[start Data extract]

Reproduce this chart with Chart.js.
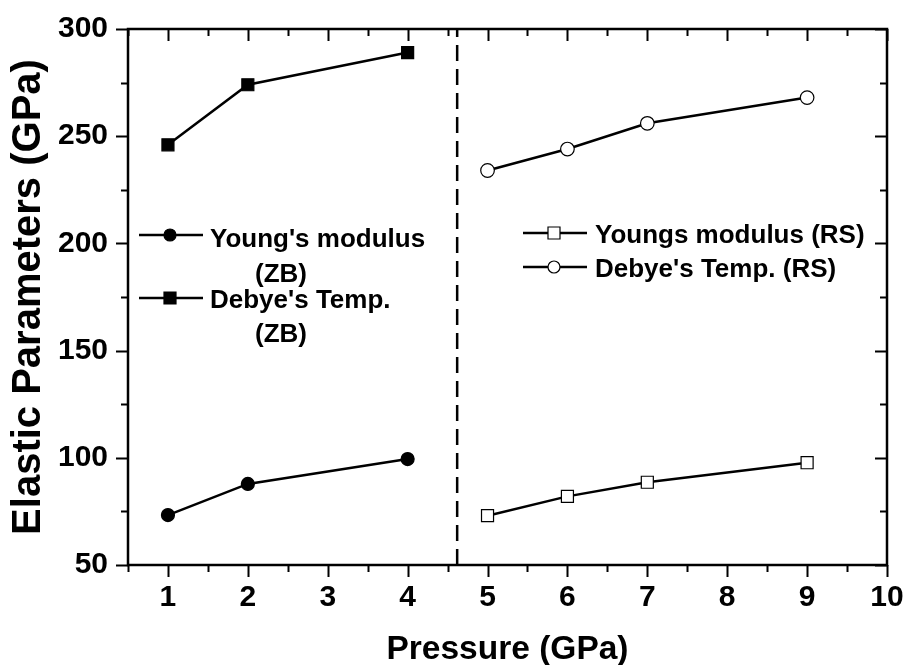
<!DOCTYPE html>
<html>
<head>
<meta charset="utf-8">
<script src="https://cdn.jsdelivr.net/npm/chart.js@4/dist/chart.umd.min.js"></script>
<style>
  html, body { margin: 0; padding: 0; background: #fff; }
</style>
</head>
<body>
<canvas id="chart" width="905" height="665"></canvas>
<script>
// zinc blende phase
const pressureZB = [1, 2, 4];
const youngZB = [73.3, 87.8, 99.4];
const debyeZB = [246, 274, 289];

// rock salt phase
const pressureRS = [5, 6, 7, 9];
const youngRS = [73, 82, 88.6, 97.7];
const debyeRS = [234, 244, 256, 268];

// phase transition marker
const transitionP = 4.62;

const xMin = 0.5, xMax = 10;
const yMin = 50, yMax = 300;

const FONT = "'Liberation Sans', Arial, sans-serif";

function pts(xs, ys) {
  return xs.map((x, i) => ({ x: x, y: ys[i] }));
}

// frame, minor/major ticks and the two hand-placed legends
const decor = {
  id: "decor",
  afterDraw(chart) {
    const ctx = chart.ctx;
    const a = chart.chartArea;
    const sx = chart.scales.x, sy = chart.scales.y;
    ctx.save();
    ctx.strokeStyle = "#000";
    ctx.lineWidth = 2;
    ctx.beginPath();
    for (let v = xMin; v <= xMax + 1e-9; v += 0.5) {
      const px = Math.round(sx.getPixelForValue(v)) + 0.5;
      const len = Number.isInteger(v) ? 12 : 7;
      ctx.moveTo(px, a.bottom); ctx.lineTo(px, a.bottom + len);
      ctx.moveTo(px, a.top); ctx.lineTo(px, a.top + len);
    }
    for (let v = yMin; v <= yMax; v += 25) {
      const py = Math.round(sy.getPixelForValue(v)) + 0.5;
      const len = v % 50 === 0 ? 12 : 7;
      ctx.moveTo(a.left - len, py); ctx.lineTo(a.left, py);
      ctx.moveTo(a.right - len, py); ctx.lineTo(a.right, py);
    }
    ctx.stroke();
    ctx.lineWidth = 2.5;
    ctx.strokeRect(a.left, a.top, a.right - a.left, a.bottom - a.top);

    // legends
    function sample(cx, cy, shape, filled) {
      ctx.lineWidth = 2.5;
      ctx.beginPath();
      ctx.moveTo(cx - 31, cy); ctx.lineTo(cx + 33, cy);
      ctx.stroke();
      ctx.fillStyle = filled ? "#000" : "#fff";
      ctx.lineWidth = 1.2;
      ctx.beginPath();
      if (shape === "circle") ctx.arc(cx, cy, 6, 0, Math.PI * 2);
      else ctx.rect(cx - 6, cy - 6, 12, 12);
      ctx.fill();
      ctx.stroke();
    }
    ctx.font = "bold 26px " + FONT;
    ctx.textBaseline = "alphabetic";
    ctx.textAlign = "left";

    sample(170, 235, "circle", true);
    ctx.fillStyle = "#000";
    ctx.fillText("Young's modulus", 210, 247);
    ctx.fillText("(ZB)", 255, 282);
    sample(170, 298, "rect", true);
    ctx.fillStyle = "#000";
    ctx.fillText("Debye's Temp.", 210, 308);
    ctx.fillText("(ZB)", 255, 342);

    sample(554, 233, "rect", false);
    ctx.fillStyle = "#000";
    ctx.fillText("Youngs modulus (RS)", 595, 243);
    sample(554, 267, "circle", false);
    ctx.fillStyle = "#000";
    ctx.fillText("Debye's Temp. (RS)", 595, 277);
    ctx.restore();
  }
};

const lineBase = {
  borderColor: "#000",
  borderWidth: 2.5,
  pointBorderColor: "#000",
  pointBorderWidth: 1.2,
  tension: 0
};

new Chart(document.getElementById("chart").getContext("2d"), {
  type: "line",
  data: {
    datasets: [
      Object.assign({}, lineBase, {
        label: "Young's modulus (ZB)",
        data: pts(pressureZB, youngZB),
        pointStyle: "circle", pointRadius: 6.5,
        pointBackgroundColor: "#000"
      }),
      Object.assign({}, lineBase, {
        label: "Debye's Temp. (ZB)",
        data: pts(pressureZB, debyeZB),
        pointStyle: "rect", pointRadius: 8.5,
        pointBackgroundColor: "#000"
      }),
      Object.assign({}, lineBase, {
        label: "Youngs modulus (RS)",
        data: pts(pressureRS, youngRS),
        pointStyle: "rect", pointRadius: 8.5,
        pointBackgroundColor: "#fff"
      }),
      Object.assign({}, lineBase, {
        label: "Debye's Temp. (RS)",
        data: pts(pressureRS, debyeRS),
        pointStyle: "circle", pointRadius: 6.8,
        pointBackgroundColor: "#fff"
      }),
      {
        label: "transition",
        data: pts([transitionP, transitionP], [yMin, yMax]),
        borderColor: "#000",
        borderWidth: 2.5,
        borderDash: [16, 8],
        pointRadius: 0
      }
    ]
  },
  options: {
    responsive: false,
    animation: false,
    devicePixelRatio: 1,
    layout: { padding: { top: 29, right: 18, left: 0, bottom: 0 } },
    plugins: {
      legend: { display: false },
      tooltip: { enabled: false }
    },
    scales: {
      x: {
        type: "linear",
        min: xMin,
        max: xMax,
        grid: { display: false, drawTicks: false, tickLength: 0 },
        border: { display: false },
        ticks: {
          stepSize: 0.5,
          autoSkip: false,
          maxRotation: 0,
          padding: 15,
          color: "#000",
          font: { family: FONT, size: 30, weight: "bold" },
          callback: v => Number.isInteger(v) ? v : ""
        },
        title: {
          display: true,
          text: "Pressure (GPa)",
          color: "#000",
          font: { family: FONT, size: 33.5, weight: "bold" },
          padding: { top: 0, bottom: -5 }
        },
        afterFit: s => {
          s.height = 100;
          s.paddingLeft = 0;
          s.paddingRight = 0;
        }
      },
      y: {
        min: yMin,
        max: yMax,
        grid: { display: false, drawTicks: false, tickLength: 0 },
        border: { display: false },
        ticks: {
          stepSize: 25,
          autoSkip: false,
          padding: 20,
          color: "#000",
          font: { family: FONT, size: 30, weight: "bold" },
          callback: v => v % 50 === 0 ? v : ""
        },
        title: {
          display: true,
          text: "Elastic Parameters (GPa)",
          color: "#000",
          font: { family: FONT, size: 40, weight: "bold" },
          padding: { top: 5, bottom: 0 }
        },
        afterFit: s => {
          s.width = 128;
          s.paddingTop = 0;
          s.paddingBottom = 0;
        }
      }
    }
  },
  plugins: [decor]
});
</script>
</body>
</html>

[end Data extract]

◆ Exercise
Repeat the listing above from its first line through the line that contains "const debyeZB = [246, 274, 289];", both included, and nothing more. Drop the pictures.

◆ Solution
Reproduce this chart with Chart.js.
<!DOCTYPE html>
<html>
<head>
<meta charset="utf-8">
<script src="https://cdn.jsdelivr.net/npm/chart.js@4/dist/chart.umd.min.js"></script>
<style>
  html, body { margin: 0; padding: 0; background: #fff; }
</style>
</head>
<body>
<canvas id="chart" width="905" height="665"></canvas>
<script>
// zinc blende phase
const pressureZB = [1, 2, 4];
const youngZB = [73.3, 87.8, 99.4];
const debyeZB = [246, 274, 289];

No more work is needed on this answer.